Petunia, I think the appeal of these books is the simplicity. And Mma. Ramotswe's straightforwardness. These are especially delightful to listen to. I read the first 4-5 and will probably not read anymore.

Petunia said...

I liked it's simplicity and straightforwardness but I kept waiting for something more substancial to happen. I enjoyed it though and would give it 4 out of 5 stars. But I probably won't bother reading anything else in this series. Are McCall-Smith's other books in the same simple style?

Literary Feline said...

For me, knowing that I shouldn't expect a mystery, but a book that is much more about the characters and their lives, prepared me for this book. I've come to love the series, each book gets better and better. The later books are slightly darker, but they never lose their simplicity and lightheartedness. I guess that's what I like most about them.

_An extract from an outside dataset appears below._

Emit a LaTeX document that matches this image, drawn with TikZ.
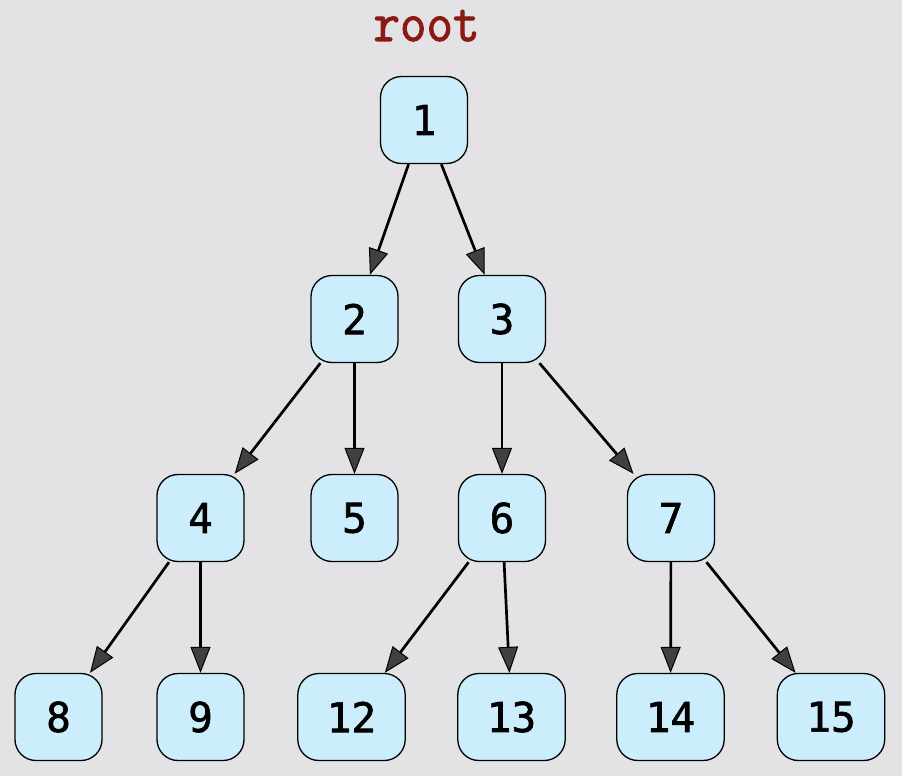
\documentclass[tikz,border=0pt]{standalone}
\usepackage{fontspec}
\newfontfamily\nodefont[FakeBold=1.6]{DejaVu Sans Mono}
\newfontfamily\rootfont[FakeBold=1.8,FakeStretch=0.92]{Latin Modern Mono}
\usetikzlibrary{arrows.meta}
\definecolor{bg}{RGB}{227,227,229}
\definecolor{nodefill}{RGB}{204,238,252}
\definecolor{tipfill}{RGB}{64,64,64}
\definecolor{rootred}{RGB}{140,26,20}
\begin{document}
\begin{tikzpicture}[x=1pt,y=-1pt,
  treenode/.style={draw=black, line width=1.3pt, fill=nodefill,
    rounded corners=21pt, minimum width=87pt, minimum height=87pt,
    inner xsep=29pt, inner ysep=0pt,
    font=\nodefont\fontsize{41}{41}\selectfont},
  link/.style={line width=2.7pt, draw=black,
    -{Triangle[length=26pt,width=20pt,fill=tipfill,line width=1pt]}}]

% canvas
\fill[bg] (0,0) rectangle (902,776);
\useasboundingbox (0,0) rectangle (902,776);

% title
\node[anchor=base, text=rootred, inner sep=0pt, text height=34pt, text depth=0pt,
  font=\rootfont\fontsize{56}{56}\selectfont] (title) at (426.5,41) {root};

% tree nodes
\node[treenode] (n1)  at (424,120) {1};
\node[treenode] (n2)  at (354.5,319) {2};
\node[treenode] (n3)  at (502,319) {3};
\node[treenode] (n4)  at (200.5,518) {4};
\node[treenode] (n5)  at (354.5,518) {5};
\node[treenode] (n6)  at (502,518) {6};
\node[treenode] (n7)  at (671,518) {7};
\node[treenode] (n8)  at (58.5,717) {8};
\node[treenode] (n9)  at (200.5,717) {9};
\node[treenode] (n12) at (351.5,717) {12};
\node[treenode] (n13) at (511.5,717) {13};
\node[treenode] (n14) at (670.5,717) {14};
\node[treenode] (n15) at (831,717) {15};

% edges
\draw[link] (n1) -- (n2);
\draw[link] (n1) -- (n3);
\draw[link] (n2) -- (n4);
\draw[link] (n2) -- (n5);
\draw[link] (n3) -- (n6);
\draw[link] (n3) -- (n7);
\draw[link] (n4) -- (n8);
\draw[link] (n4) -- (n9);
\draw[link] (n6) -- (n12);
\draw[link] (n6) -- (n13);
\draw[link] (n7) -- (n14);
\draw[link] (n7) -- (n15);
\end{tikzpicture}
\end{document}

I haven't read any other of his books outside of this series, and so I can't comment as to if they are similar or not.

Melanie said...

I really do enjoy these books, for their slow pace and for the characters. I like McCall Smith's philosophical ponderings, too. His other books, while clearly written by him, are not really similar. The Isobel Dalhousie series is set in Scotland and has a bit of a sharper tone; his collected serials beginning with 44 Scotland Street have the same wandering kind of storyline but with very different characters. And his early trilogy featuring Prof. Dr. Moritz-Maria von Igelfeld is an amusing type of spoof on academia. His book for the "Myths" series, Dream Angus, is a collection of short stories that is very different, very appealing. I admit, I have a literary crush on Alexander McCall Smith!

Petunia said...

Wow, Melanie! You know your McCall-Smith. Thanks for giving me the scoop about his other writings. I may have to read some of his other stuff until I find something I can really dig into.

Marina said...

I got to listen to this book on cd a few years ago, and it was interesting to hear the African flavor of the story. I wonder if the simplicity is indicative of the culture (that is, its style of storytelling)?

Anonymous said...

I agree with the other commenters that it IS the simplicity that makes the book so moving. When I read this, there were several passages that I marked that were about simplicity. Perhaps it is because for the past few years I have felt compelled to live more and more simply, that I found it an amazing read.
I agree that there isn't "much to it" but since I think that it the author's purpose it makes the book well-written. I am eagerly awaiting the 8th installment. I loved the entire series.

Petunia said...

Marina-As I read it I often wondered how to pronounce the names. I almost pulled out the atlas. I am shamefully lacking in geography knowledge, something I work at during school time with the kiddos.

Dana-If I had known it's beauty lay in it's simplicity before-hand it may have left a different impression on me. I think I read too many heady works. I have gotten used to figuring out for myself the author's hidden meaning. I missed simplicity as the meaning. But I won't give up. I will try another series by Smith and see what I can make of it.